Mayor Zaragoza: "Scientists need to have more influence and increase their advisory role."
Federico Mayor Zaragoza, president of the Initiative for Science in Europe (ISE), spoke of science, society and governmnent. He noted that cancer is a key word in our society, and that therefore investment in cancer research can be very profitable. Mayor-Zaragoza suggested that the scientific community needs to have more influence, and increase its advisory role regarding topics that concern society. “If science wants to work within society, there must be communication. Everyone needs to get involved – the world of business as well as those in power. If we can’t convince those in power, knowledge has no value.” Scientists have an advisory role, affirms Mayor Zaragoza, and should be advising politicians so that they can make informed decisions.
Francisco González Robatto, president of the Spanish Cancer Association (Asociación Española contra el Cáncer – AECC), spoke of the role that associations and civil society play in the fight against cancer. He provided information on the activities undertaken by the AECC since its creation in 1953. González-Robatto highlighted the three channels that the association promotes: information, prevention and research. These three areas, he says, are fundamental to increasing our knowledge about cancer and getting closer to finding a cure.

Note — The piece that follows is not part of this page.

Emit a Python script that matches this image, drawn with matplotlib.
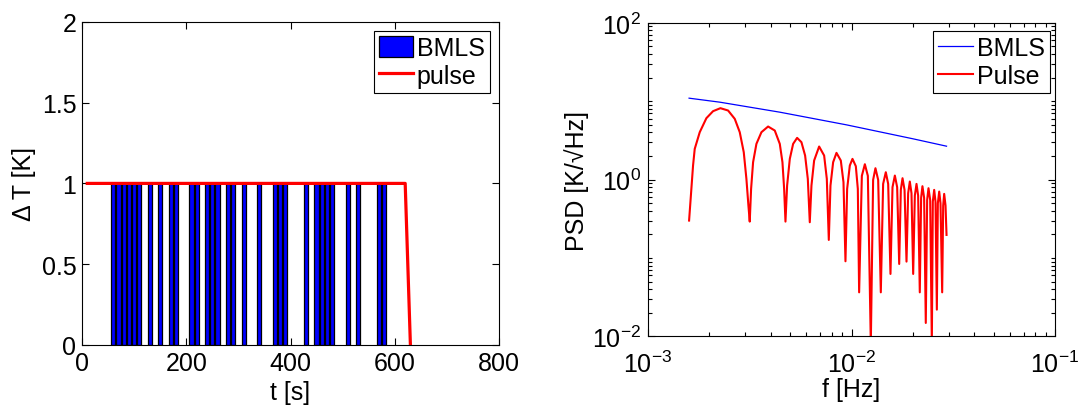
import matplotlib
matplotlib.use("Agg")
import matplotlib.pyplot as plt
from matplotlib.ticker import LogLocator, NullFormatter, FixedLocator

plt.rcParams['font.family'] = ['Liberation Sans', 'DejaVu Sans']
plt.rcParams['mathtext.fontset'] = 'custom'
plt.rcParams['mathtext.rm'] = 'Liberation Sans'
plt.rcParams['mathtext.it'] = 'Liberation Sans:italic'
plt.rcParams['mathtext.bf'] = 'Liberation Sans:bold'

# ---------------- data: left panel ----------------
bmls_t = [60, 70, 80, 90, 100, 110, 130, 150, 170, 180, 210, 220, 240, 250, 260,
          280, 290, 310, 340, 370, 380, 390, 430, 450, 460, 470, 480, 510, 530, 570, 580]
bmls_val = [1] * len(bmls_t)
pulse_t = [10, 620, 630]
pulse_val = [1, 1, 0]

# ---------------- data: right panel ----------------
bmls_f = [1.592e-3, 2.252e-3, 4.442e-3, 9.447e-3, 2.009e-2, 2.930e-2]
bmls_psd = [10.94, 9.73, 7.25, 4.995, 3.311, 2.668]

pulse_f = [1.592e-3, 1.665e-3, 1.697e-3, 1.796e-3, 1.936e-3, 2.088e-3, 2.269e-3, 2.475e-3,
           2.669e-3, 2.824e-3, 2.955e-3, 3.045e-3, 3.115e-3, 3.162e-3,
           3.211e-3, 3.284e-3, 3.410e-3, 3.609e-3, 3.892e-3, 4.197e-3, 4.442e-3, 4.578e-3,
           4.666e-3, 4.737e-3,
           4.826e-3, 4.975e-3, 5.166e-3, 5.404e-3, 5.675e-3, 5.916e-3, 6.099e-3, 6.237e-3,
           6.356e-3, 6.551e-3, 6.933e-3, 7.337e-3, 7.562e-3, 7.734e-3,
           7.882e-3, 8.123e-3, 8.436e-3, 8.860e-3, 9.131e-3, 9.339e-3,
           9.517e-3, 9.809e-3, 1.011e-2, 1.050e-2, 1.074e-2, 1.090e-2,
           1.124e-2, 1.163e-2, 1.203e-2, 1.244e-2,
           1.277e-2, 1.311e-2, 1.352e-2, 1.393e-2,
           1.430e-2, 1.474e-2, 1.514e-2, 1.554e-2,
           1.590e-2, 1.633e-2, 1.676e-2, 1.715e-2,
           1.747e-2, 1.781e-2, 1.822e-2, 1.863e-2,
           1.898e-2, 1.934e-2, 1.971e-2, 2.009e-2,
           2.047e-2, 2.086e-2, 2.125e-2, 2.165e-2,
           2.198e-2, 2.231e-2, 2.274e-2, 2.317e-2,
           2.353e-2, 2.389e-2, 2.435e-2, 2.481e-2,
           2.509e-2, 2.548e-2, 2.586e-2, 2.626e-2,
           2.656e-2, 2.697e-2, 2.737e-2, 2.789e-2,
           2.821e-2, 2.853e-2, 2.897e-2, 2.930e-2]
pulse_psd = [0.300, 1.511, 2.466, 4.026, 6.076, 7.465, 8.154, 7.613,
             5.959, 4.026, 2.236, 1.021, 0.466, 0.291,
             0.761, 1.666, 2.857, 4.026, 4.757, 4.229, 2.857, 1.666,
             0.761, 0.291,
             0.839, 1.838, 2.857, 3.408, 3.001, 2.027, 1.021, 0.2855,
             0.839, 1.750, 2.642, 2.027, 1.021, 0.1698,
             0.839, 1.666, 2.193, 1.750, 0.926, 0.0907,
             0.761, 1.511, 1.838, 1.481, 0.761, 0.0364,
             1.115, 1.571, 1.115, 0.008,
             0.991, 1.397, 0.991, 0.0364,
             0.881, 1.242, 0.881, 0.0625,
             0.799, 1.126, 0.799, 0.0838,
             0.739, 1.041, 0.739, 0.0898,
             0.670, 0.944, 0.670, 0.0625,
             0.625, 0.881, 0.625, 0.0364,
             0.584, 0.823, 0.584, 0.0148,
             0.550, 0.776, 0.550, 0.008,
             0.524, 0.739, 0.524, 0.0219,
             0.499, 0.703, 0.499, 0.0364,
             0.466, 0.657, 0.466, 0.1967]

FS = 18

fig = plt.figure(figsize=(10.78, 4.06), dpi=100)

# ---------------- left panel ----------------
ax1 = fig.add_axes([0.0761, 0.1478, 0.3868, 0.796])
h_bar = ax1.bar(bmls_t, bmls_val, width=8, color='#0000ff', edgecolor='black',
                linewidth=0.9, label='BMLS', zorder=2)
h_pulse, = ax1.plot(pulse_t, pulse_val, color='#ff0000', linewidth=2.3, label='pulse',
                    zorder=3)
ax1.set_xlim(0, 800)
ax1.set_ylim(0, 2)
ax1.set_xticks([0, 200, 400, 600, 800])
ax1.set_yticks([0, 0.5, 1, 1.5, 2])
ax1.set_yticklabels(['0', '0.5', '1', '1.5', '2'])
ax1.set_xlabel('t [s]', fontsize=FS, labelpad=4)
ax1.set_ylabel('Δ T [K]', fontsize=FS, labelpad=4)
ax1.tick_params(direction='in', top=True, right=True, labelsize=FS, length=5,
                width=0.8, pad=4)
leg1 = ax1.legend([h_bar, h_pulse], ['BMLS', 'pulse'],
                  loc='upper right', bbox_to_anchor=(0.978, 0.971), borderaxespad=0,
                  fontsize=FS, frameon=True, fancybox=False, framealpha=1,
                  edgecolor='black', handlelength=1.35, handleheight=0.9,
                  handletextpad=0.15, borderpad=0.2, labelspacing=0.15)
leg1.get_frame().set_linewidth(0.8)

# ---------------- right panel ----------------
ax2 = fig.add_axes([0.6011, 0.1692, 0.3776, 0.772])
ax2.loglog(bmls_f, bmls_psd, color='#0000ff', linewidth=0.9, label='BMLS')
ax2.loglog(pulse_f, pulse_psd, color='#ff0000', linewidth=1.5, label='Pulse')
ax2.set_xlim(1e-3, 1e-1)
ax2.set_ylim(1e-2, 1e2)
ax2.xaxis.set_major_locator(FixedLocator([1e-3, 1e-2, 1e-1]))
ax2.yaxis.set_major_locator(FixedLocator([1e-2, 1e0, 1e2]))
ax2.xaxis.set_minor_locator(LogLocator(base=10, subs=range(2, 10), numticks=20))
ax2.yaxis.set_minor_locator(LogLocator(base=10, subs=range(1, 10), numticks=20))
ax2.xaxis.set_minor_formatter(NullFormatter())
ax2.yaxis.set_minor_formatter(NullFormatter())
ax2.set_xlabel('f [Hz]', fontsize=FS, labelpad=0)
ax2.set_ylabel('PSD [K/√Hz]', fontsize=FS, labelpad=2)
ax2.tick_params(which='both', direction='in', top=True, right=True, width=0.8)
ax2.tick_params(which='major', labelsize=FS, length=5)
ax2.tick_params(axis='x', which='major', pad=10)
ax2.tick_params(axis='y', which='major', pad=5)
ax2.tick_params(which='minor', length=3)
leg2 = ax2.legend(loc='upper right', bbox_to_anchor=(0.988, 0.974), borderaxespad=0,
                  fontsize=FS, frameon=True, fancybox=False, framealpha=1,
                  edgecolor='black', handlelength=1.4, handletextpad=0.15,
                  borderpad=0.2, labelspacing=0.15)
leg2.get_frame().set_linewidth(0.8)

for ax in (ax1, ax2):
    for s in ax.spines.values():
        s.set_linewidth(0.8)

fig.savefig('out.png', dpi=100, facecolor='white')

Joan J. Guinovart, director of IRB Barcelona, closed the Forum stating that “to win the fight against cancer, we must secure the involvement of all sectors of society. At the scientific level, we need continued support for basic research of excellence, access to new technologies, and networks and a closer collaboration between the public and private sectors. At the social level, we must achieve a collective commitment to adopt habits that reduce risk factors for the disease. At the individual level, we need to raise awareness about prevention.”